Pour les indés, il n’y a maintenant plus de circuit de distribution traditionnel. Comme pour les jeux, la différence principale, sinon majeure, tient désormais avec l’accès au haut débit à l’arrivée de plateformes communautaires à la fois sophistiquées et faciles d’accès. Mais il faut aussi considérer cette explosion de l’Internet comme un virage. Désormais, on peut obtenir presque toutes les biens culturels possibles sur un ordinateur ou n’importe quel appareil connecté. Cela change le rapport de hiérarchie. On est arrivé à une époque où les gens sont capables de trouver tout ce qu’ils veulent par eux mêmes. Ils n’ont plus à attendre d’être nourris par quelques gardiens du temple.

Et comment ce modèle peut-il être aussi celui des salles de cinéma ?

On a pas vraiment d’opinion tranchée sur l’évolution des salles de cinéma. Sinon que leur modèle stagne, et que tout changement est bon. Tous types de modèles peuvent fonctionner (ou pas) pour tous types de films. Aucun modèle unique ne semble être la voie à suivre pour le moment. Des films aussi petits que les nôtres ont besoin de chercher tous les moyens imaginables. C’est à la fois intimidant et passionnant.

Mais comment les convaincre que la diffusion simultanée en ligne n’entame pas leur économie ?

Les salles font face aux même problèmes économiques que nous tous. Je crois qu’elles vont devoir comprendre certaines choses et s’adapter ou bien elles finiront comme les autres commerces balayés par l’arrivée du numérique, et n’auront plus que la nostalgie pour pleurer.

Cette année vous êtes à Cannes pour présenter votre line up. Pourrions-nous imaginer un jour que les films montrés là-bas le soient simultanément sur Internet, comme ça a été le cas pour Film Socialisme ? Est-ce que le prestige du festival, sa façon d’entretenir le mythe du cinéma, ne disparaîtrait pas ?

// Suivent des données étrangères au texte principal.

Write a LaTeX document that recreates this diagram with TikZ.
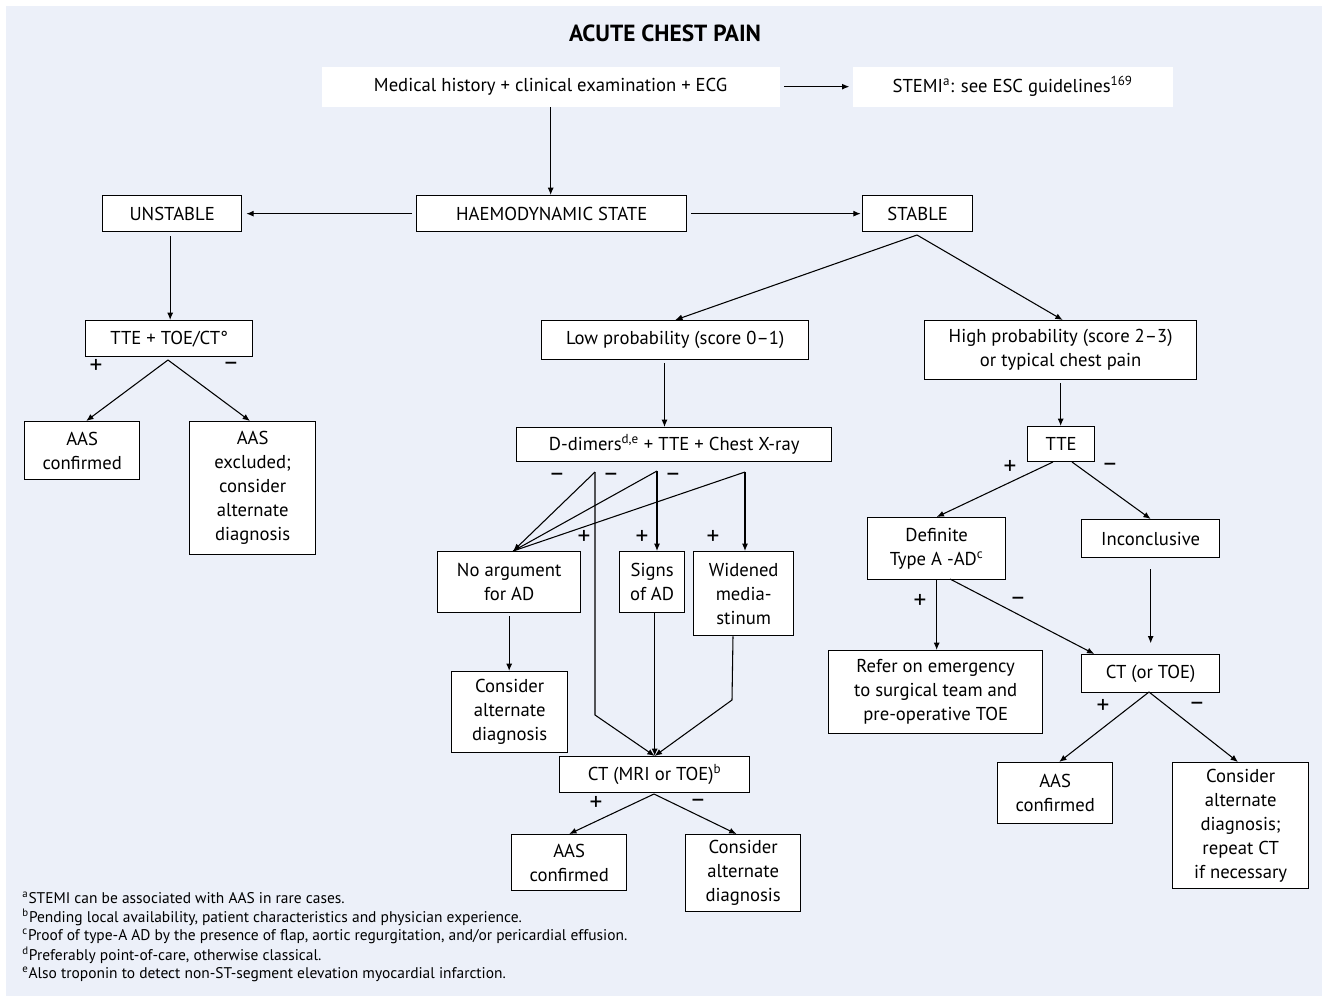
\documentclass[tikz,border=0pt]{standalone}
\usepackage{fontspec}
\setmainfont{PT Sans}
\usetikzlibrary{arrows.meta}
\definecolor{bgblue}{RGB}{236,240,249}
\tikzset{every picture/.style={line width=0.75pt}}
\tikzset{
  box/.style={draw, fill=white, line width=1pt, align=center, inner sep=0pt, anchor=north west, font=\fontsize{14}{18}\selectfont},
  sz/.style 2 args={minimum width=#1*0.75pt, minimum height=#2*0.75pt},
  arr/.style={-{Latex[length=5.5pt,width=4.5pt]}, line width=0.8pt},
  ln/.style={line width=0.8pt},
  sgn/.style={inner sep=0pt, font=\fontsize{19}{20}\selectfont},
  fnote/.style={anchor=west, inner sep=0pt, font=\fontsize{11.6}{14}\selectfont}
}

\begin{document}
\begin{tikzpicture}[x=0.75pt,y=0.75pt,yscale=-1,xscale=1]
\useasboundingbox (0,0) rectangle (1322,996);
%Shape: Background
\fill[bgblue] (6,6) rectangle (1322,996);

% Text Node
\node[font=\fontsize{17.5}{20}\selectfont\bfseries] (title) at (665,33) {ACUTE CHEST PAIN};

%Shape: Boxes, top rows
\node[box, draw=none, sz={458}{40}] (hist) at (321,66) {Medical history + clinical examination + ECG};
\node[box, draw=none, sz={320}{40}] (stemi) at (852,66) {STEMI\textsuperscript{a}: see ESC guidelines\textsuperscript{169}};
\node[box, sz={270}{36}] (haemo) at (416,195) {HAEMODYNAMIC STATE};
\node[box, sz={139}{36}] (unstable) at (102,195) {UNSTABLE};
\node[box, sz={110}{36}] (stable) at (862,195) {STABLE};

%Shape: Boxes, unstable branch
\node[box, sz={167}{36}] (tteu) at (85,320) {TTE + TOE/CT°};
\node[box, sz={115}{58}] (aasA) at (24,421) {AAS\\confirmed};
\node[box, sz={126}{133}] (aasX) at (189,421) {AAS\\excluded;\\consider\\alternate\\diagnosis};

%Shape: Boxes, low probability branch
\node[box, sz={267}{39}] (lowp) at (541,320) {Low probability (score 0–1)};
\node[box, sz={315}{34}] (ddim) at (516,427) {D-dimers\textsuperscript{d,e} + TTE + Chest X-ray};
\node[box, sz={143}{61}] (noarg) at (437,551) {No argument\\for AD};
\node[box, sz={65}{61}] (signs) at (619,551) {Signs\\of AD};
\node[box, sz={100}{84}] (widen) at (693,551) {Widened\\media-\\stinum};
\node[box, sz={116}{81}] (altL) at (451,671) {Consider\\alternate\\diagnosis};
\node[box, sz={190}{36}] (ctL) at (559,756) {CT (MRI or TOE)\textsuperscript{b}};
\node[box, sz={115}{56}] (aasB) at (511,834) {AAS\\confirmed};
\node[box, sz={115}{77}] (altB) at (685,834) {Consider\\alternate\\diagnosis};

%Shape: Boxes, high probability branch
\node[box, sz={272}{59}] (highp) at (924,320) {High probability (score 2–3)\\or typical chest pain};
\node[box, sz={67}{35}] (tteh) at (1027,426) {TTE};
\node[box, sz={138}{62}] (defin) at (867,517) {Definite\\Type A -AD\textsuperscript{c}};
\node[box, sz={138}{38}] (incon) at (1081,519) {Inconclusive};
\node[box, sz={214}{83}] (refer) at (828,650) {Refer on emergency\\to surgical team and\\pre-operative TOE};
\node[box, sz={138}{38}] (ctR) at (1081,654) {CT (or TOE)};
\node[box, sz={115}{61}] (aasC) at (997,762) {AAS\\confirmed};
\node[box, sz={136}{126}] (altR) at (1172,762) {Consider\\alternate\\diagnosis;\\repeat CT\\if necessary};

%Shape: Fork points
\coordinate (tteuF) at (168,360);
\coordinate (stableF) at (917,235);
\coordinate (dA) at (595,472);
\coordinate (dB) at (657,471);
\coordinate (dC) at (745,472);
\coordinate (dA2) at (595,715);
\coordinate (wB) at (732,700);
\coordinate (ctLF) at (654,794);
\coordinate (ttehP) at (1053,462);
\coordinate (ttehM) at (1072,462);
\coordinate (definM) at (950,579);
\coordinate (ctRF) at (1149,692);

%Straight Lines: top
\draw[arr] (hist.south) -- (hist.south |- haemo.north);
\draw[arr, shorten <=3pt, shorten >=2pt] (hist.east) -- (stemi.west);
\draw[arr, shorten <=3pt, shorten >=3pt] (haemo.west) -- (unstable.east);
\draw[arr, shorten <=3pt, shorten >=1pt] (haemo.east) -- (stable.west);

%Straight Lines: unstable
\draw[arr, shorten <=3pt] ([xshift=-1.5pt]unstable.south) -- ([xshift=-1.5pt]unstable.south |- tteu.north);
\draw[arr] (tteuF) -- ([xshift=3pt]aasA.north);
\draw[arr] (tteuF) -- ([xshift=-2pt]aasX.north);
\node[sgn] (p1) at (96,366) {+};
\node[sgn] (m1) at (231,366) {–};

%Straight Lines: stable
\draw[arr] (stableF) -- (lowp.north);
\draw[arr] (stableF) -- ([xshift=1.5pt]highp.north);

%Straight Lines: low probability
\draw[arr, shorten <=2pt] ([xshift=-8pt]lowp.south) -- ([xshift=-8pt]lowp.south |- ddim.north);
\draw[arr] (dA) -- ([xshift=3pt]noarg.north);
\draw[ln] (dB) -- ([xshift=3pt]noarg.north);
\draw[ln] (dC) -- ([xshift=3pt]noarg.north);
\draw[arr] (dB) -- (dB |- signs.north);
\draw[arr] (dC) -- (dC |- widen.north);
\draw[arr] (dA) -- (dA2) -- (ctL.north);
\node[sgn] (m2) at (557,477) {–};
\node[sgn] (m3) at (611,477) {–};
\node[sgn] (m4) at (673,477) {–};
\node[sgn] (p2) at (584,537) {+};
\node[sgn] (p3) at (642,537) {+};
\node[sgn] (p4) at (713,537) {+};
\draw[arr, shorten <=2pt] (noarg.south) -- (noarg.south |- altL.north);
\draw[arr] (ctL.north |- signs.south) -- (ctL.north);
\draw[arr] ([xshift=-8pt]widen.south) -- (wB) -- (ctL.north);
\draw[arr] (ctLF) -- (aasB.north);
\draw[arr] (ctLF) -- ([xshift=-5pt]altB.north);
\node[sgn] (p5) at (596,803) {+};
\node[sgn] (m5) at (698,803) {–};

%Straight Lines: high probability
\draw[arr, shorten <=2pt] (highp.south) -- (highp.south |- tteh.north);
\draw[arr] (ttehP) -- (defin.north);
\draw[arr] (ttehM) -- (incon.north);
\node[sgn] (p6) at (1010,467) {+};
\node[sgn] (m6) at (1110,467) {–};
\draw[arr] (defin.south) -- (defin.south |- refer.north);
\draw[arr] (definM) -- ([xshift=10pt]ctR.north west);
\node[sgn] (p7) at (920,601) {+};
\node[sgn] (m7) at (1018,601) {–};
\draw[arr, shorten <=8pt, shorten >=8pt] (incon.south) -- (incon.south |- ctR.north);
\draw[arr] (ctRF) -- ([xshift=3pt]aasC.north);
\draw[arr] (ctRF) -- ([xshift=-2pt]altR.north);
\node[sgn] (p8) at (1103,706) {+};
\node[sgn] (m8) at (1197,706) {–};

% Text Node: footnotes
\node[fnote] (fa) at (22,898) {\textsuperscript{a}STEMI can be associated with AAS in rare cases.};
\node[fnote] (fb) at (22,917) {\textsuperscript{b}Pending local availability, patient characteristics and physician experience.};
\node[fnote] (fc) at (22,936) {\textsuperscript{c}Proof of type-A AD by the presence of flap, aortic regurgitation, and/or pericardial effusion.};
\node[fnote] (fd) at (22,955) {\textsuperscript{d}Preferably point-of-care, otherwise classical.};
\node[fnote] (fe) at (22,974) {\textsuperscript{e}Also troponin to detect non-ST-segment elevation myocardial infarction.};

\end{tikzpicture}
\end{document}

Ce serait une super idée. Si Cannes est trop ancré dans la tradition et trop soucieux de son prestige pour le faire, d’autres grands festivals le feront, j’en suis sûr. Récemment on a diffusé gratuitement en ligne l’un de nos derniers titres, Good Game, un documentaire sur les joueurs professionnels. On l’a montré sur Twitch, et la diffusion a rassemblé 80 000 vues. Cela aurait nécessité des tonnes de voyages et de festivals pour toucher un tel nombre de spectateurs à travers le monde.